Abstract This paper focuses on developing formula-based method to predict shell stresses in a high-pressure heat exchanger with three-point supports. It compares the results with Finite Element Analysis (FEA) based design procedure. High pressure heat exchanger is supported with two saddles on shell (fixed and sliding saddles) and one lug support on channel due to heavy thk. tubesheet and channel flanges. Heat exchanger vessel part is considered as a hollow circular beam and closed form solutions are derived using continuous beam theory. Three-dimensional (3D) Finite Element model is developed using Ansys® and three types of meshing options are considered i.e., tetrahedron mesh, hex dominant mesh, and shell element mesh.
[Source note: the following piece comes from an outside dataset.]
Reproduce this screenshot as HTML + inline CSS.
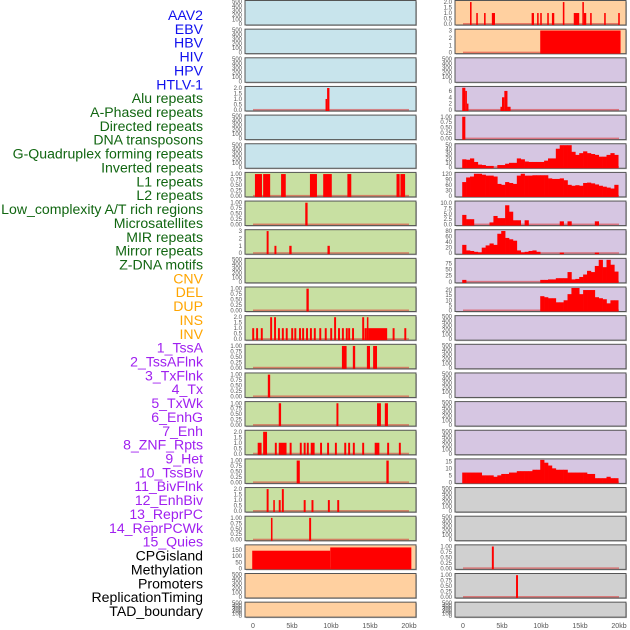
<!DOCTYPE html>
<html><head><meta charset="utf-8"><style>
body{margin:0;background:#fff;width:630px;height:630px;overflow:hidden}
svg{display:block;font-family:"Liberation Sans",sans-serif}
</style></head><body>
<svg id="c" width="630" height="630" viewBox="0 0 630 630"></svg>
<script>
const labels=["AAV2","EBV","HBV","HIV","HPV","HTLV-1","Alu repeats","A-Phased repeats","Directed repeats","DNA transposons","G-Quadruplex forming repeats","Inverted repeats","L1 repeats","L2 repeats","Low_complexity A/T rich regions","Microsatellites","MIR repeats","Mirror repeats","Z-DNA motifs","CNV","DEL","DUP","INS","INV","1_TssA","2_TssAFlnk","3_TxFlnk","4_Tx","5_TxWk","6_EnhG","7_Enh","8_ZNF_Rpts","9_Het","10_TssBiv","11_BivFlnk","12_EnhBiv","13_ReprPC","14_ReprPCWk","15_Quies","CPGisland","Methylation","Promoters","ReplicationTiming","TAD_boundary"];
const labelColors=["#1010ee","#1010ee","#1010ee","#1010ee","#1010ee","#1010ee","#116611","#116611","#116611","#116611","#116611","#116611","#116611","#116611","#116611","#116611","#116611","#116611","#116611","#ffa500","#ffa500","#ffa500","#ffa500","#ffa500","#a020f0","#a020f0","#a020f0","#a020f0","#a020f0","#a020f0","#a020f0","#a020f0","#a020f0","#a020f0","#a020f0","#a020f0","#a020f0","#a020f0","#a020f0","#000","#000","#000","#000","#000"];
const leftBg=["b","b","b","b","b","b","g","g","g","g","g","g","g","g","g","g","g","g","g","o","o","o"];
const rightBg=["o","o","p","p","p","p","p","p","p","p","p","p","p","p","p","p","p","x","x","x","x","x"];
const xTickVals=[0,5,10,15,20];
const xTickLabels=["0","5kb","10kb","15kb","20kb"];
const T500=[0,100,200,300,400,500],T1=[0,0.25,0.5,0.75,1],T2=[0,0.5,1,1.5,2];
const L1=["0.00","0.25","0.50","0.75","1.00"],L2=["0.0","0.5","1.0","1.5","2.0"];
const leftStarts={3:[9.3,9.5],6:[0.25,1.3,3.6,7.3,9.0,12.1,18.4,18.9],7:[6.7],8:[1.75,2.75,4.65,9.55],10:[6.85],
11:[-0.1,0.4,1.0,2.2,2.7,3.2,3.7,4.2,4.9,5.3,5.9,6.3,6.8,7.3,7.8,8.5,9.2,9.9,10.4,10.9,11.4,11.9,12.2,12.7,14.0,14.3,14.6,14.8,17.9,19.4],
12:[11.4,12.8,14.6,15.4],13:[1.9],14:[3.3,10.7,15.9,16.9],
15:[0.6,1.3,2.8,3.3,4.7,6.0,6.5,6.9,7.4,8.6,9.5,10.5,11.7,12.2,12.8,14.0,15.6,17.2,18.7],
16:[5.6,17.1],17:[1.75,2.6,3.3,3.7,6.5,7.5,9.6,10.8],18:[2.3,7.2],19:[-0.1,9.9]};
const leftEnds={3:[9.5,9.8],6:[1.15,2.2,4.2,8.2,10.1,12.6,18.8,19.5],7:[7.0],8:[2.0,3.0,4.95,9.85],10:[7.15],
11:[0.15,0.65,1.25,2.45,2.95,3.45,3.95,4.45,5.15,5.55,6.15,6.55,7.05,7.55,8.05,8.75,9.45,10.15,10.65,11.15,11.65,12.15,12.45,12.95,14.25,14.6,14.8,17.2,18.15,19.65],
12:[12.0,13.1,15.0,15.9],13:[2.2],14:[3.6,10.95,16.4,17.3],
15:[1.1,1.8,3.05,4.3,4.95,6.25,6.75,7.15,7.9,8.85,9.75,10.75,11.95,12.45,13.05,14.25,16.2,17.45,18.95],
16:[6.0,17.4],17:[2.0,2.8,3.55,3.95,6.75,7.75,9.85,11.05],18:[2.5,7.45],19:[9.9,20.3]};
const leftVals={3:[1,2],6:[1,1,1,1,1,1,1,1],7:[1],8:[3,1,1,1],10:[1],
11:[1,1,1,2,2,1,1,1,1,1,1,1,1,1,1,1,1,1,2,1,1,1,1,1,2,1,2,1,1,1],
12:[1,1,1,1],13:[1],14:[1,1,1,1],15:[1,2,1,1,1,1,1,1,1,1,1,1,1,1,1,1,1,1,1],
16:[1,1],17:[2,1,1,2,1,1,1,1],18:[1,1],19:[145,172]};
const rightStarts={0:[0.9,1.7,2.7,3.7,8.8,9.5,9.9,10.8,11.4,12.8,14.2,15.3,15.5,16.3,18.1,19.9],1:[9.9],3:[-0.1,0.3,0.5,4.8,5.0,5.3,5.7],4:[-0.1],19:[3.7],20:[6.8]};
const rightEnds={0:[1.1,1.9,2.9,4.1,9.1,9.7,10.1,11.0,11.7,13.0,14.9,15.5,15.8,16.5,18.3,20.1],1:[20.2],3:[0.3,0.5,0.7,5.0,5.3,5.7,6.1],4:[0.3],19:[3.95],20:[7.05]};
const rightVals={0:[2,1,1,1,1,1,1,1,1,2,1,2,1,1,1,1],1:[3],3:[7,6,2,1,4,6,1],4:[1],19:[1],20:[1]};
const gquadVals=[18,17,20,12,6,5,3,3,0,5,5,8,10,10,20,18,13,12,12,12,12,15,20,20,42,50,50,50,35,28,32,36,32,30,28,24,24,28,32,28];
const invertedVals=[75,100,105,120,120,115,110,110,105,65,60,75,70,65,110,120,110,110,112,112,112,112,95,92,92,95,85,60,55,58,55,70,72,68,62,55,50,45,40,60];
const l1Vals=[4.5,2.5,2.5,0,0,0,0,1,4,3,3,9,6,2,2,0,2,0,0,0,0,0,0,0,0,1.5,0,1.5,0,0,0,0,0,0,1.5,0,0,0,0,0];
const lowcVals=[30,10,8,5,3,20,28,35,30,70,80,55,50,45,10,3,5,8,10,5,0,0,0,0,0,2,0,0,0,0,0,0,0,0,2,0,0,0,0,0];
const microVals=[8,0,0,0,0,0,0,0,0,0,0,0,0,0,0,0,0,0,0,0,8,8,10,10,15,15,15,40,10,12,20,30,45,40,65,90,60,90,70,42];
const mirrorVals=[0,0,0,0,0,0,0,0,0,0,0,0,0,0,0,0,0,0,0,0,14,13,12,12,8,8,10,16,22,22,16,20,20,20,13,12,11,7,10,10];
const hetVals=[7,7,7,7,7,5,5,5,4,5,6,6,7,7,8,8,8,8,9,9,16,14,12,10,9,9,9,7,7,7,7,7,6,6,3,3,3,4,3,3];
const rightBins={5:gquadVals,6:invertedVals,7:l1Vals,8:lowcVals,9:microVals,10:mirrorVals,16:hetVals};
const leftTicks={3:[T2,L2,2.05],6:[T1,L1,1.03],7:[T1,L1,1.03],8:[[0,1,2,3],["0","1","2","3"],3.05],10:[T1,L1,1.03],11:[T2,L2,2.05],12:[T1,L1,1.03],13:[T1,L1,1.03],14:[T1,L1,1.03],15:[T2,L2,2.05],16:[T1,L1,1.03],17:[T2,L2,2.05],18:[T1,L1,1.03],19:[[0,50,100,150],["0","50","100","150"],185]};
const rightTicks={0:[T2,L2,2.05],1:[[0,1,2,3],["0","1","2","3"],3.05],3:[[0,2,4,6],["0","2","4","6"],7.1],4:[T1,L1,1.03],5:[[0,10,20,30,40,50],["0","10","20","30","40","50"],51],6:[[0,30,60,90,120],["0","30","60","90","120"],122],7:[[0,2.5,5,7.5,10],["0.0","2.5","5.0","7.5","10.0"],10.5],8:[[0,20,40,60,80],["0","20","40","60","80"],81],9:[[0,25,50,75],["0","25","50","75"],92],10:[[0,5,10,15,20],["0","5","10","15","20"],22],16:[[0,5,10,15],["0","5","10","15"],16],19:[T1,L1,1.03],20:[T1,L1,1.03]};
const rowTops=[];for(let r=0;r<22;r++)rowTops.push(0.5+r*28.65);
const bgCol={b:"#c8e4ec",g:"#c8e0a2",o:"#ffd0a0",p:"#d6c6e2",x:"#d0d0d0"};
const svg=document.getElementById('c');const NS="http://www.w3.org/2000/svg";
function mk(t,a,p){const e=document.createElementNS(NS,t);for(const k in a)e.setAttribute(k,a[k]);(p||svg).appendChild(e);return e;}
labels.forEach((s,i)=>{const t=mk('text',{x:203,y:15+i*13.86+5,'text-anchor':'end','font-size':14.1,fill:labelColors[i]});


t.textContent=s;});
function panel(col,r){
 const x0=col?455:245,w=171,top=rowTops[r],h=r==21?15:24.5,bot=top+h;
 const x0kb=col?463:253,kbpx=7.8;const xs=kb=>x0kb+kb*kbpx;
 const g=mk('g',{});
 
 
 mk('rect',{x:x0+1,y:top+1,width:w,height:h,fill:'#bbb'},g);
 mk('rect',{x:x0,y:top,width:w,height:h,fill:bgCol[(col?rightBg:leftBg)[r]],stroke:'#555','stroke-width':1},g);
 const tk=(col?rightTicks:leftTicks)[r]||[T500,T500.map(String),500];
 const max=tk[2];const ys=v=>bot-1-v/max*(h-2);
 tk[0].forEach((v,i)=>{const t=mk('text',{x:x0-3,y:ys(v)+2,'text-anchor':'end','font-size':6,fill:'#555'},g);
  
  
  t.textContent=tk[1][i];});
 const hasData=(col?rightStarts:leftStarts)[r]||(col&&rightBins[r]);
 if(hasData)mk('rect',{x:xs(0),y:bot-2,width:xs(20)-xs(0),height:1.5,fill:'rgba(220,50,50,0.55)'},g);
 const st=(col?rightStarts:leftStarts)[r];
 if(st){const en=(col?rightEnds:leftEnds)[r],vl=(col?rightVals:leftVals)[r];
  st.forEach((s,i)=>{const a=xs(s),b=Math.max(xs(en[i]),a+1.5);const y=ys(vl[i]);
   const e=mk('rect',{x:a,y:y,width:b-a,height:bot-y,fill:'#ff0000'},g);
   
   });}
 const bins=col&&rightBins[r];
 if(bins){bins.forEach((v,i)=>{if(!v)return;const a=xs(-0.1+i*0.5),b=xs(-0.1+(i+1)*0.5);const y=ys(v);
   const e=mk('rect',{x:a,y:y,width:b-a+0.3,height:bot-y,fill:'#ff0000'},g);
   
   });}
}
for(let r=0;r<22;r++){panel(0,r);panel(1,r);}
[0,1].forEach(col=>{xTickVals.forEach((v,i)=>{const t=mk('text',{x:(col?463:253)+v*7.8,y:628,'text-anchor':'middle','font-size':7,fill:'#555'});
 
 
 t.textContent=xTickLabels[i];});});
</script></body></html>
Linear static structural analysis is performed, and shell membrane plus bending stresses are extracted by linearizing the axial stresses along the Stress Classification Lines at four shell locations using PVRC 3D stress criteria (Bulletin WRC 429). Longitudinal membrane plus bending stresses are calculated for the severe most design load case: Internal pressure, superimposed tubesheet weight and ship motion acceleration loads. Stress values which are obtained by formula-based approach and FEA are compared at four shell locations and conclusions are drawn.